Entretiens

“ Sortons du conformisme ambiant et des clous qui balisent aujourd’hui l’information ! “ 

Qu'attendre des Etats généraux de l'information ? MyEN a posé la question au journaliste et homme de médias Stéphane Simon. Réponses cash au programme !   

Publié le 04/10/2023 à 16:35, mis à jour le 04/10/2023 à 18:09.

Stéphane Simon
© DR

Les Etats généraux de l’information viennent de débuter. En tant que journaliste et homme de médias, comment jugez-vous cette initiative initiée le Président de la République et qu’attendez-vous de ce rendez-vous ? 

Je commencerais par dire que je n’en attends absolument rien, et j’ajouterais que, d’un point de vue presque philosophique, je trouve que c’est toujours une mauvaise nouvelle quand l’Etat se préoccupe des secteurs de la presse et des médias en général. Instinctivement, j’ai donc une grande méfiance pour ce type d’initiative. 
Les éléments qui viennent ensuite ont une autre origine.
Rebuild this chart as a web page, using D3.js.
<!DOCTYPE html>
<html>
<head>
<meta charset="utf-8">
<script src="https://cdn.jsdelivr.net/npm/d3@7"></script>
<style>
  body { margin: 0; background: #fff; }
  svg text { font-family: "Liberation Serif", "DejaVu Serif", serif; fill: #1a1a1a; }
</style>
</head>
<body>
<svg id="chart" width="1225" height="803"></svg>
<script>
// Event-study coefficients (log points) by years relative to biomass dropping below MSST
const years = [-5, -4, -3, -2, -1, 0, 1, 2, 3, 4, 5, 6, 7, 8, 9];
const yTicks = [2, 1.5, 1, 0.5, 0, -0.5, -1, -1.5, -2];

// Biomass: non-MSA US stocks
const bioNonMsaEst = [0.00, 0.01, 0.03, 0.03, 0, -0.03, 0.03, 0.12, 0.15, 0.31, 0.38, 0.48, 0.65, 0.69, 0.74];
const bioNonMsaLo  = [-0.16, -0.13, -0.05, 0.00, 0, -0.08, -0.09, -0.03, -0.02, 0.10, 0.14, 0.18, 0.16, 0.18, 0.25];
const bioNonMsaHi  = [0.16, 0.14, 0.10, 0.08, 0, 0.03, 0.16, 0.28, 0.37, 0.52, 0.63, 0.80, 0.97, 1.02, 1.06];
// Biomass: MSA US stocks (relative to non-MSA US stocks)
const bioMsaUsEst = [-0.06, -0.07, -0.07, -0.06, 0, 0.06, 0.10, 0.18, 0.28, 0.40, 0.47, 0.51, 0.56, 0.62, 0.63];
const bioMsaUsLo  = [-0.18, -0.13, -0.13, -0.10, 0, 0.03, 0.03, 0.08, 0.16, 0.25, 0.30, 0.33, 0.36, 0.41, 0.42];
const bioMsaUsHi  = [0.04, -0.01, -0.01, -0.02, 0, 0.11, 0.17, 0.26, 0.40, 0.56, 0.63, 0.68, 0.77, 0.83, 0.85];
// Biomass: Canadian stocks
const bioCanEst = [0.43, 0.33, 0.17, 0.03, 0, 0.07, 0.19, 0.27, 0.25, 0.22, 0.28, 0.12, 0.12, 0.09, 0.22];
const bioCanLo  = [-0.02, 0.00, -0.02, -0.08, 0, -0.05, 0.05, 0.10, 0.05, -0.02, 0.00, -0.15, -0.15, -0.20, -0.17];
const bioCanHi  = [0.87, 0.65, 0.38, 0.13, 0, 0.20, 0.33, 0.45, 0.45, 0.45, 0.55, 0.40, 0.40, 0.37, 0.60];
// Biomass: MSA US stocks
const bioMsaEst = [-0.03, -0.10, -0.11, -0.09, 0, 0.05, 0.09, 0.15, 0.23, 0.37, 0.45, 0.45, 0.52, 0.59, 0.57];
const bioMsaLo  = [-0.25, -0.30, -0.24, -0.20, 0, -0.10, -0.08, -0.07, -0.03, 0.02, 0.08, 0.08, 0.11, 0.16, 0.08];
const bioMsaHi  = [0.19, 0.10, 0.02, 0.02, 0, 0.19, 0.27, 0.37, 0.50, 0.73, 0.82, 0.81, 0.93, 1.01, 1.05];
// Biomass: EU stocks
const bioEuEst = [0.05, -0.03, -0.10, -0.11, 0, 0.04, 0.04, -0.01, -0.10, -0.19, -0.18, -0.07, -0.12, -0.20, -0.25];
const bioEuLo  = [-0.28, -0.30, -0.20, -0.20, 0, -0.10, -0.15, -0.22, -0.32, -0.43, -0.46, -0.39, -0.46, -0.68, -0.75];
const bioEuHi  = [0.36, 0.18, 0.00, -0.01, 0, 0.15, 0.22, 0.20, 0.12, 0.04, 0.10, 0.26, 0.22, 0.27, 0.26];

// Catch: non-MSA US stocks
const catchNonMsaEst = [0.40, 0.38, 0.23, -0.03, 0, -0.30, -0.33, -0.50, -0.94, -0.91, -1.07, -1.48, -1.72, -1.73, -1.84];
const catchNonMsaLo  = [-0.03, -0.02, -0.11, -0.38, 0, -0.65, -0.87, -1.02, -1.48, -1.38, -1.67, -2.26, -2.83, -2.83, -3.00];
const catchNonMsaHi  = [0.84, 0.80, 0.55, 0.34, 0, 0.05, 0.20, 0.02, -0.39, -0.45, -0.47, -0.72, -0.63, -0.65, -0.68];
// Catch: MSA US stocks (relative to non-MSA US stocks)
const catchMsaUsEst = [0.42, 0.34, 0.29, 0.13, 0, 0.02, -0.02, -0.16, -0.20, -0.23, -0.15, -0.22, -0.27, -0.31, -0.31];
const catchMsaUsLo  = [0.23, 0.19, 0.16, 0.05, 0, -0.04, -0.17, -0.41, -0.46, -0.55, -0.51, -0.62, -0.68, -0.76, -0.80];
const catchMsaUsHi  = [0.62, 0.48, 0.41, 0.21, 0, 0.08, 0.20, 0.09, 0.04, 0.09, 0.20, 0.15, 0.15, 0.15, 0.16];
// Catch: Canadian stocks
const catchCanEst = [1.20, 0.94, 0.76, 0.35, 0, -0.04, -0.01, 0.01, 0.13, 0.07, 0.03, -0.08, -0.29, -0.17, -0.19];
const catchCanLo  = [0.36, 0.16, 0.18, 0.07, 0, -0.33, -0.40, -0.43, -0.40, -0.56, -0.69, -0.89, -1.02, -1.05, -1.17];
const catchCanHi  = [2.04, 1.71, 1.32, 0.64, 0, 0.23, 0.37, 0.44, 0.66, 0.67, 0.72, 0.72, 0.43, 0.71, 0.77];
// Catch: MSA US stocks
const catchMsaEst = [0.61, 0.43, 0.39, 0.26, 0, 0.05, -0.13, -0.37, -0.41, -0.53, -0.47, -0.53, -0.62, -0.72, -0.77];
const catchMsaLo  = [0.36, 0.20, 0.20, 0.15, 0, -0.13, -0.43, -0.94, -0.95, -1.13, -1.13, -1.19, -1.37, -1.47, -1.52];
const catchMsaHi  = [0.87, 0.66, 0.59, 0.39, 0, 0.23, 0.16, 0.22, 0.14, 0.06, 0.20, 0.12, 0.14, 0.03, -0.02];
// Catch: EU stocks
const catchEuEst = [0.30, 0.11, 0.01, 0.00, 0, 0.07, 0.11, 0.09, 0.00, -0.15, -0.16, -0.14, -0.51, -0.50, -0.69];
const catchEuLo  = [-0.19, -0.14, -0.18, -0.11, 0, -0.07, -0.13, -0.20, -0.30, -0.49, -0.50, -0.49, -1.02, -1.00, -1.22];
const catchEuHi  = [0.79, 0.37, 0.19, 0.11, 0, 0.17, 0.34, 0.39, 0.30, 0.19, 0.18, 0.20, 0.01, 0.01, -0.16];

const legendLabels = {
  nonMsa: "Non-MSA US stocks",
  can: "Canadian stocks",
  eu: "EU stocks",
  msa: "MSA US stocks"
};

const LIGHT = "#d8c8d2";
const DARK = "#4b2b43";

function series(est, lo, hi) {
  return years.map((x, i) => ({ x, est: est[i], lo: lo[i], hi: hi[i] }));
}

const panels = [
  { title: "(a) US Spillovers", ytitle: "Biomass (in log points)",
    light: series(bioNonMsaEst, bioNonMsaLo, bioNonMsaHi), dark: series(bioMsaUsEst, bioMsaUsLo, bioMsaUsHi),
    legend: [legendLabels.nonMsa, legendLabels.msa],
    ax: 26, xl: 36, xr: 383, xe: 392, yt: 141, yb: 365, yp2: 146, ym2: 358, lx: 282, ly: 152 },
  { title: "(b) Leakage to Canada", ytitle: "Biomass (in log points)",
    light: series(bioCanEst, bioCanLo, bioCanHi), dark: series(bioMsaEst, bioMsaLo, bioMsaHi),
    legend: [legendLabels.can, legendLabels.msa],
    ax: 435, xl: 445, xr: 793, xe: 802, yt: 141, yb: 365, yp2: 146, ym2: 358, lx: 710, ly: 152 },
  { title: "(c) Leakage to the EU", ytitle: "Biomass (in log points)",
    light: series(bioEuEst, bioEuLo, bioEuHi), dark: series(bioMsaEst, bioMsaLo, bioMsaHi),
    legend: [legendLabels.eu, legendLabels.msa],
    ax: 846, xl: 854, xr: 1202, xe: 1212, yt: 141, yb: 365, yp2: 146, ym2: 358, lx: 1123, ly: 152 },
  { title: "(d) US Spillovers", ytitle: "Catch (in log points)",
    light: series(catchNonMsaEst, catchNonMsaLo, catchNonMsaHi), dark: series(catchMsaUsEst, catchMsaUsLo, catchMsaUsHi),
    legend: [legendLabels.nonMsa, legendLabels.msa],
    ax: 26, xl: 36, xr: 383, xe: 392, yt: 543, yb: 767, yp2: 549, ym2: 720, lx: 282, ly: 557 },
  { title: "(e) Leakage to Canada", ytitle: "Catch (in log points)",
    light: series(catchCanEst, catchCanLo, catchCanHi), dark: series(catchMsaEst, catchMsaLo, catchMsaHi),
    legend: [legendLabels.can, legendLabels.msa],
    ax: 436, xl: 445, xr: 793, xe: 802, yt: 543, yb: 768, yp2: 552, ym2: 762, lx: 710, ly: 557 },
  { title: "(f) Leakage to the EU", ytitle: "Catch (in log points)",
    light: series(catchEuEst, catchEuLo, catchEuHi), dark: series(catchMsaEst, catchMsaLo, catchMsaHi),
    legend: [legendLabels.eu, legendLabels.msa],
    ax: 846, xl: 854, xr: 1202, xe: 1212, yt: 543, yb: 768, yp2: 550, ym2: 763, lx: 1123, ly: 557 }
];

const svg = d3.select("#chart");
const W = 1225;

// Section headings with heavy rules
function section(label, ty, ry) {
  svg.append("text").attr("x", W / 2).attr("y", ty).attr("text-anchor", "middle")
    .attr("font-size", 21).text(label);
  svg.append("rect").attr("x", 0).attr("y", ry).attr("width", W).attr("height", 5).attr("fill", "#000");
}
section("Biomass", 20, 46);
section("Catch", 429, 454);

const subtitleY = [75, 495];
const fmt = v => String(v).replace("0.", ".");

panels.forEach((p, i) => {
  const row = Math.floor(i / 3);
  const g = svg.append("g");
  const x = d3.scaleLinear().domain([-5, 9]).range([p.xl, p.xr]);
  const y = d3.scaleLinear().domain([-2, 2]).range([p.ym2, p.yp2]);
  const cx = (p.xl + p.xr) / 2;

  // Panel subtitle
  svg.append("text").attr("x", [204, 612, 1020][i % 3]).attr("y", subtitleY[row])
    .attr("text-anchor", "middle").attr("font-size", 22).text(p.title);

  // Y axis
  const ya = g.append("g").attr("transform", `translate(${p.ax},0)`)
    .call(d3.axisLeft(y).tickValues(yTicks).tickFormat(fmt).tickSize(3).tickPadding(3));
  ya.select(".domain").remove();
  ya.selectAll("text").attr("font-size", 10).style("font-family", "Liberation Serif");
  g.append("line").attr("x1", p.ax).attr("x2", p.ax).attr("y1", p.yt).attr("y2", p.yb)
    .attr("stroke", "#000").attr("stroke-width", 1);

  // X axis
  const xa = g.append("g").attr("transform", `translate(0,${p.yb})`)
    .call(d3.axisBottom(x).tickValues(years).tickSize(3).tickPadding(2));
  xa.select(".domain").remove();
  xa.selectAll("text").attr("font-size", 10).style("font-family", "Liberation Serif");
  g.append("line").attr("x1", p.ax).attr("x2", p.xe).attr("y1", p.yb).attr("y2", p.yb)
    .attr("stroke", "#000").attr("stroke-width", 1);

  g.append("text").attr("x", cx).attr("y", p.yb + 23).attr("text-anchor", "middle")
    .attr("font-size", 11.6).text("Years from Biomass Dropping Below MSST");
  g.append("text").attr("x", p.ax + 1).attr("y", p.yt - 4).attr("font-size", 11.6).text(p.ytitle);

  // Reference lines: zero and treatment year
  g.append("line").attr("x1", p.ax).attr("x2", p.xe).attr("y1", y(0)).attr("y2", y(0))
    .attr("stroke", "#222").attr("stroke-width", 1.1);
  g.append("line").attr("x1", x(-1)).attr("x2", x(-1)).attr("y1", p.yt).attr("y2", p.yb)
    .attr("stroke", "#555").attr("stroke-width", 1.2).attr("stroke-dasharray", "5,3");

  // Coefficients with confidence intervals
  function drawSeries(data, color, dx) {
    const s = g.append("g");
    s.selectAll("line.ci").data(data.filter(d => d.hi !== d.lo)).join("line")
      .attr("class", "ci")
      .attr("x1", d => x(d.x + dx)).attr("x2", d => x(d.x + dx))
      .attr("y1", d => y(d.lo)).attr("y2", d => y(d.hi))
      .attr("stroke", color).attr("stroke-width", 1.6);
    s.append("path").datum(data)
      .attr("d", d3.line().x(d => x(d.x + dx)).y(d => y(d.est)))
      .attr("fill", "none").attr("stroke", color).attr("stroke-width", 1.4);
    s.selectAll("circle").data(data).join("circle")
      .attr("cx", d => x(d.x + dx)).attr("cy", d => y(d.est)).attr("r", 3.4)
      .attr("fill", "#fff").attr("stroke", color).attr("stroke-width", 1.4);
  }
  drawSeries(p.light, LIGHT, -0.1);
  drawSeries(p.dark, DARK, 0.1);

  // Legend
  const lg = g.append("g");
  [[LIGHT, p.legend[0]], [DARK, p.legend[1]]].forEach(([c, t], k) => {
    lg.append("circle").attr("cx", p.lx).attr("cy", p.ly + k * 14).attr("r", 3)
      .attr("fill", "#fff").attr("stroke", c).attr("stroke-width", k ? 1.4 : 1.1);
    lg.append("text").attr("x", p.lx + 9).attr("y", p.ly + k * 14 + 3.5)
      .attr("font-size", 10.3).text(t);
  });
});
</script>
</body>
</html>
Pour autant, vous admettrez qu’il y a plus que jamais un vrai souci avec la perception qu’ont les Français des médias et leur défiance vis-à-vis de l’information ? 
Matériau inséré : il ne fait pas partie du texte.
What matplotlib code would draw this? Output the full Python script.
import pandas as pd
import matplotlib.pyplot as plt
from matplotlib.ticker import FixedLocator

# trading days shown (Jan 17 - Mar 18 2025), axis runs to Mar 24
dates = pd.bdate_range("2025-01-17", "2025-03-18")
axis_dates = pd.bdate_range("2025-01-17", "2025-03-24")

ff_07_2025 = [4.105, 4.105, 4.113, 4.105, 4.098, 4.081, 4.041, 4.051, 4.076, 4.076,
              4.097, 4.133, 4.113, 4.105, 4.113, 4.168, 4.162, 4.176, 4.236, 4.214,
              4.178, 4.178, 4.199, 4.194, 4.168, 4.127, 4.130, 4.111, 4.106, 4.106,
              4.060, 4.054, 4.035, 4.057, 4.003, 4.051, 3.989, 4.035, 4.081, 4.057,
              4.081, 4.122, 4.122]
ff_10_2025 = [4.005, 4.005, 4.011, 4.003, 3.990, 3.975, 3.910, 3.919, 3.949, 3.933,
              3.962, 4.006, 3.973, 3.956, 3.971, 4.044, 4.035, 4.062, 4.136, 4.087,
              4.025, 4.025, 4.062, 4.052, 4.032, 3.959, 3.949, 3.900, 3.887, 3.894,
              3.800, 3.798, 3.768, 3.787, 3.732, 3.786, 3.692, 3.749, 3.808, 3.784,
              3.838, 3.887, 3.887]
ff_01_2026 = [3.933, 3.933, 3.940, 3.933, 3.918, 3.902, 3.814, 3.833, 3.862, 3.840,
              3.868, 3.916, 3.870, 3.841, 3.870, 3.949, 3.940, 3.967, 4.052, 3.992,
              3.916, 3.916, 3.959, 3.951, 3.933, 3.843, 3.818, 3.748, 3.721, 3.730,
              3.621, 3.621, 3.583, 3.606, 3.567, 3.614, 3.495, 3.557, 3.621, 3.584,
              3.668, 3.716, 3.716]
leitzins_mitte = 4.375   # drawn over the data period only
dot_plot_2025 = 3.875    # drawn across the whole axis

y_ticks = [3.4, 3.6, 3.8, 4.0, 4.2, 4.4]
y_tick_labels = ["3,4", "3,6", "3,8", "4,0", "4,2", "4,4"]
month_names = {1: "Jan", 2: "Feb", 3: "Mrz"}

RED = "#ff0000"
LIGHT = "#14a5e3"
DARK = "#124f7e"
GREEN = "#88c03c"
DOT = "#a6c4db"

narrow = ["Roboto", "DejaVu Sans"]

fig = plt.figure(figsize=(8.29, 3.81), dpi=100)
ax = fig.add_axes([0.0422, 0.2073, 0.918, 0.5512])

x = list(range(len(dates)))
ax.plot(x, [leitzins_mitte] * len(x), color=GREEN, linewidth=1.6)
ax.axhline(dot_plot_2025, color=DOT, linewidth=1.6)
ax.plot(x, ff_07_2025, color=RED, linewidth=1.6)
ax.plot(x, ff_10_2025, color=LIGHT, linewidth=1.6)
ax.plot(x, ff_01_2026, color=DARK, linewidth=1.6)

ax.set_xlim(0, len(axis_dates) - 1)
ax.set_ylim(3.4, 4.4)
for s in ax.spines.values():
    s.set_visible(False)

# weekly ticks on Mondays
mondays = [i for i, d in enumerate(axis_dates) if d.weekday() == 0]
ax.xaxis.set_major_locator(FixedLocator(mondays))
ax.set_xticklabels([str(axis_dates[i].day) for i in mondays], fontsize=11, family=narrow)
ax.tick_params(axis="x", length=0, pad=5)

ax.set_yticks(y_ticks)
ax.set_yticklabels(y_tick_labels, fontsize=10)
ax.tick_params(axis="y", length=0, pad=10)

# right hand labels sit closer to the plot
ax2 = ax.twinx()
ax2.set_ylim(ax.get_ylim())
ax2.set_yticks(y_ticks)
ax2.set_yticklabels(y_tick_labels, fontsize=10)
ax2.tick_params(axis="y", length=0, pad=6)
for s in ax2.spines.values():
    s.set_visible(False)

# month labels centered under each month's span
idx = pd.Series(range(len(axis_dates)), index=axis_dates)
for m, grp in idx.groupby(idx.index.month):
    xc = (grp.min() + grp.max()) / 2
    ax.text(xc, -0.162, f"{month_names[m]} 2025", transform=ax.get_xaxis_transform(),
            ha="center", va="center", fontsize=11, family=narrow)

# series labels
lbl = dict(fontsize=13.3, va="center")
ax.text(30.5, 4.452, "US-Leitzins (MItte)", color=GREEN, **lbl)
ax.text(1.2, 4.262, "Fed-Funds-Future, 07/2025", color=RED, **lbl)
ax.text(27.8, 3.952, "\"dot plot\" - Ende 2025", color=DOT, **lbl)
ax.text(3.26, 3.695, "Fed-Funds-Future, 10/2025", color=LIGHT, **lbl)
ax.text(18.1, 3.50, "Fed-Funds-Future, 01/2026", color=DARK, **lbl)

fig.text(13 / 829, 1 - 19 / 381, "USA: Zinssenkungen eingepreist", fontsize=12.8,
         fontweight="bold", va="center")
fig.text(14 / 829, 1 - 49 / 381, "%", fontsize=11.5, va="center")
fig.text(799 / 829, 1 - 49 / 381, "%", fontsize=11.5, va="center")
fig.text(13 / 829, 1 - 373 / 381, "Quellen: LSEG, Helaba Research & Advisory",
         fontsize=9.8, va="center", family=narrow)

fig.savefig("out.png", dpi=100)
En effet, nous connaissons actuellement une véritable crise de confiance. Celle-ci tient d’ailleurs pour beaucoup des liaisons dangereuses qu’entretiennent les pouvoirs publics avec les médias, et ce depuis trop longtemps.

En France, nous avons l’impression d’avoir une presse libre dont on se gargarise, or de mon point de vue, nous sommes à l'exact opposé de cette situation.

En France, nous avons l’impression d’avoir une presse libre dont on se gargarise, or de mon point de vue, nous sommes à l'exact opposé de cette situation. Nous n’avons pas une presse indépendante et de qualité suffisante. Beaucoup trop de médias sont aux mains de grands groupes, et la presse réputée libre vit beaucoup trop des aides et des subventions d’Etat. Elle s’est également coupée du goût du public. Il faut revenir à l’essence même d’un journalisme inspirant, celui de Pierre Lazareff qui disait que le premier devoir d’un journaliste, c’est d’être lu. 

Parmi les 10 chantiers de ces travaux, il y a celui de l’éducation à l’information. Vous qui avez écrit un livre sur Samuel Paty, comment appréhendez-vous cette thématique ? 

Vous me donnez l’occasion de revenir sur ce drame sur lequel beaucoup de choses ont été dites, et parfois ô combien mal. Nulle part je n’ai vu la “grande photo” qui permettait de comprendre ce qui s’était passé pour expliquer qu’un agent de l’Etat ne soit plus protégé, alors qu’il était dans l'œil du cyclone et voyait sa vie menacée. Cela montre bien que très souvent la presse épouse l’émotion du moment, qu'elle reste sur du ressenti et fait peu de place à l’analyse et aux enseignements à tirer. Qu’avons-nous fait collectivement de la mort de Samuel Paty ? Ma réponse est terrible mais malheureusement pas grand chose ! 

En tant que fils et petit-fils d’enseignants, je suis évidemment très sensible à ces questions d’éducation, et la transmission demeure pour moi une valeur cardinale. Pour autant, est-ce que la pédagogie et l'éducation ont besoin d’être encadrées par l’Etat ? C’est à mon sens une affaire individuelle, et chaque journaliste qui prend la plume devrait avoir à cœur d’exposer d’abord les faits, puis les tenants et aboutissants.

Nous devons sortir du cycle infernal communication, répercussion de l’AFP et dilution de l’information afin de renouer avec le public. 

Une presse vertueuse et de qualité doit par ailleurs revenir aux sources primaires d’information et arrêter d’être dans la dilution de dépêches et de communiqués. Nous devons sortir du cycle infernal communication, répercussion de l’AFP et dilution de l’information afin de renouer avec le public. 

Nous sommes-nous pas justement à l’heure de la communication vs l’information ? 

Oui, et c’est bien le drame. Nous sommes beaucoup plus dans la reprise d’éléments de langage que dans l’information. Il y a une autocritique des journalistes à mener, et je me permets d’autant plus de le dire que je suis moi-même journaliste. Sortons du conformisme ambiant et des clous qui balisent aujourd’hui l’information ! Ce sursaut collectif doit venir du terrain et non de l’Etat.